■ Dataset entries:
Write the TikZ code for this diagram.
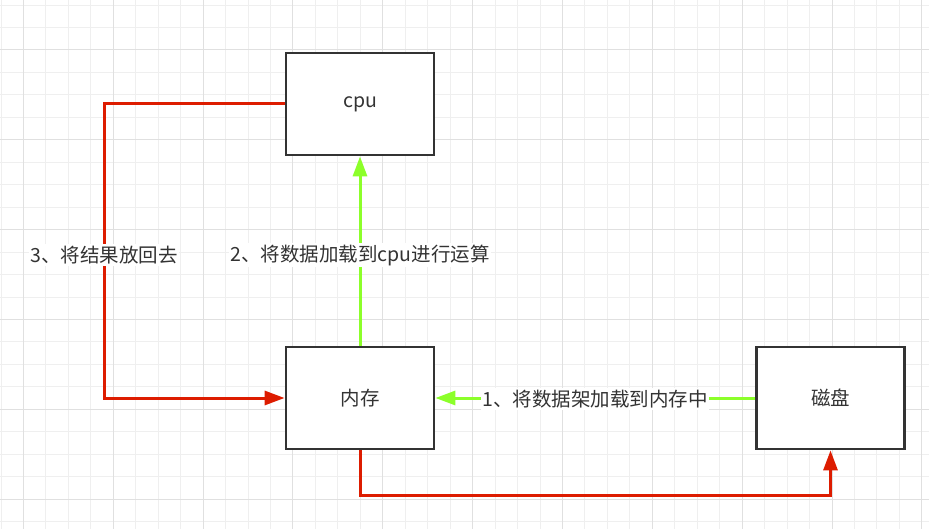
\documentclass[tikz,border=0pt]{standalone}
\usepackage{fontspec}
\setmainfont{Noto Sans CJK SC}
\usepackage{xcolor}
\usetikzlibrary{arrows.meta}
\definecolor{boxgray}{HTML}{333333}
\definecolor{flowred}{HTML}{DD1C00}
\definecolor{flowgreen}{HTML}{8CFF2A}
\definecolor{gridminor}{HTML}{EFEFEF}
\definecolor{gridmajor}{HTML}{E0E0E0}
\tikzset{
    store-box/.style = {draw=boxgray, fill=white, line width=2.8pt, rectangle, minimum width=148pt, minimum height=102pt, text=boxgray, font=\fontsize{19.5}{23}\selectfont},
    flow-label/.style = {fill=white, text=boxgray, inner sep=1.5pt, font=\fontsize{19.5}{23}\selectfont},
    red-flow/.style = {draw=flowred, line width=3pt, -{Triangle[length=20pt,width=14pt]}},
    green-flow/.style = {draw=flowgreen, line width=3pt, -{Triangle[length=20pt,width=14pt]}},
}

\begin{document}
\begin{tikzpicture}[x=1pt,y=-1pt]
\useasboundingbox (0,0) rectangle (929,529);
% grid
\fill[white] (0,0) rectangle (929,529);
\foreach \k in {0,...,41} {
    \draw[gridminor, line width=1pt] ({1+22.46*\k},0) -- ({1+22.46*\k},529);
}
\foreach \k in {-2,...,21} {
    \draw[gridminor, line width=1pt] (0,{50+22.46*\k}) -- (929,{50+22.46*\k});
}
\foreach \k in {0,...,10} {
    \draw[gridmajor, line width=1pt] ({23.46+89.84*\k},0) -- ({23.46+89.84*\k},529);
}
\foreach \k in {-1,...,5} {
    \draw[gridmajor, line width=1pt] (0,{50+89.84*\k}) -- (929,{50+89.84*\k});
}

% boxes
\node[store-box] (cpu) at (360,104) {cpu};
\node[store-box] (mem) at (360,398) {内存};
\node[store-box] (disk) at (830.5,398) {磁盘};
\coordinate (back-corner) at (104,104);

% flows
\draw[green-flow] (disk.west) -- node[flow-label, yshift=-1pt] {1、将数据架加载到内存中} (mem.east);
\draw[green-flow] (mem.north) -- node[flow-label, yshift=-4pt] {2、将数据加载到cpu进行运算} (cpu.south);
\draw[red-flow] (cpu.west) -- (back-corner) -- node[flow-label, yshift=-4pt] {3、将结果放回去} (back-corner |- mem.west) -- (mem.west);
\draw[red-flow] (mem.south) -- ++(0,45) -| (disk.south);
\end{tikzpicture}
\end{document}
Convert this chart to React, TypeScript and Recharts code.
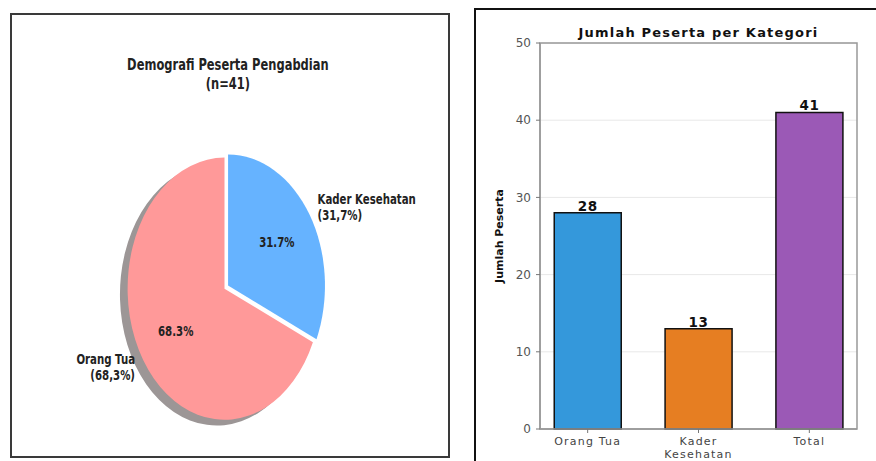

■ Your goal: Read the entries and pick out all lines that include the word "this".

■ Answer below:
Write the TikZ code for this diagram.
Convert this chart to React, TypeScript and Recharts code.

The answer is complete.